Lecture : Le Vieux qui lisait des romans d'amour - Luis Sepúlveda

May 23, 2014 14:07


Littérature latino-américaine : CHECK !

"Le Vieux qui lisait des romans d'amour" de Luis Sepúlveda
roman - 120 pages
♥ ♥ ♥ ♥ ♥ 5/5



Le vieux a un nom, même si peu de gens se soucient de l'employer, il s'appelle Antonio José Bolivar. Le vieux vit au cœur de la forêt amazonienne, près du village El Idilio perdu au milieu de la brousse. Le vieux n'a pas de voisin ou presque, il n'a besoin de personne, il se suffit à lui-même depuis que son épouse est morte brûlée par la fièvre des décennies auparavant. Le vieux n'aime que la forêt et la forêt est une maitresse exclusive qui coupe ses adorateurs de toute civilisation et les condamne à une éternelle solitude. Mais la solitude ne dérange pas Antonio José Bolivar et pour combler ses heures de silence et d'isolement, il possède un remède miraculeux : les romans d'amour que lui amène chaque année le dentiste itinérant, son unique ami au village. Dans ses histoires merveilleuses où des jeunes gens souffrent, se séparent, se retrouvent et s'adorent, Antonio José Bolivar se délecte d'une humanité plus douce et plus tendre que celle crapuleuse et médiocre qui se vautre dans la crasse d’El Idilio.

Mais on ne peut vivre éternellement coupé de ses semblables et le jour où le maire du village - sardoniquement prénommé par ses administrés "La Limace" - vient frapper à la porte de sa cabane, le vieux ne peut pas l'envoyer au diable, aussi forte en soit son envie. Dans une petite pirogue partant à la dérive, les villageois viennent de découvrir le cadavre atrocement mutilé d'un homme, un de ces gringos venus en Amazonie pour ajouter quelques peaux de fauve à leur tableau de chasse. Celui a eu affaire à forte partie puisque, après avoir massacré une portée de petits jaguars, il a subi la vengeance sauvage de leur mère. La bête est toujours là. Elle rôde à quelques dizaines de kilomètres du village, ivre de rage et de douleur, magnifique et assoiffée de sang. Elle a pris goût au meurtre et nul homme ne sera en sécurité d'un bout à l'autre du fleuve, tant qu'elle n'aura pas été abattue.

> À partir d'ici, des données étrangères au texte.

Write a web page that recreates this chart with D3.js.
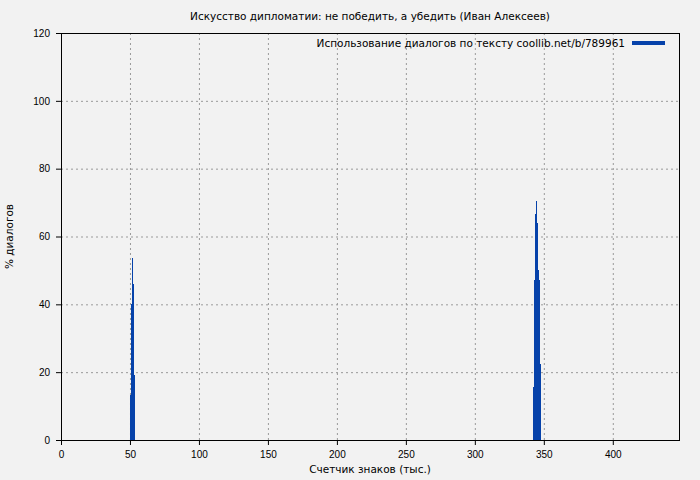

Après avoir essuyé quelques petites déceptions littéraires ces derniers temps, j’ai décidé de me rabattre sur une valeur sûre en relisant « Le vieux qui lisait des romans d’amour », roman que j’avais découvert à l’adolescence et jamais rouvert depuis. Douze ans plus tard, cette poignante fable écologique a conservé toute sa magie et le personnage d’Antonio José Bolivar, solitaire pétri de sagesse et de romantisme, reste toujours aussi attendrissant. Moins manichéenne qu’on pourrait le penser, elle ne se borne pas opposer sommairement nature et culture, puisque c’est autant dans les livres, ses trésors de l’esprit humain, que dans la forêt que le vieux Bolivar vient puiser amour et réconfort contre la barbarie de ses contemporains. C’est dépaysant, profond, débordant de poésie et d’humour doux-amer : un adorable petit livre évidemment touché par la grâce et qui a amplement mérité son immense succès.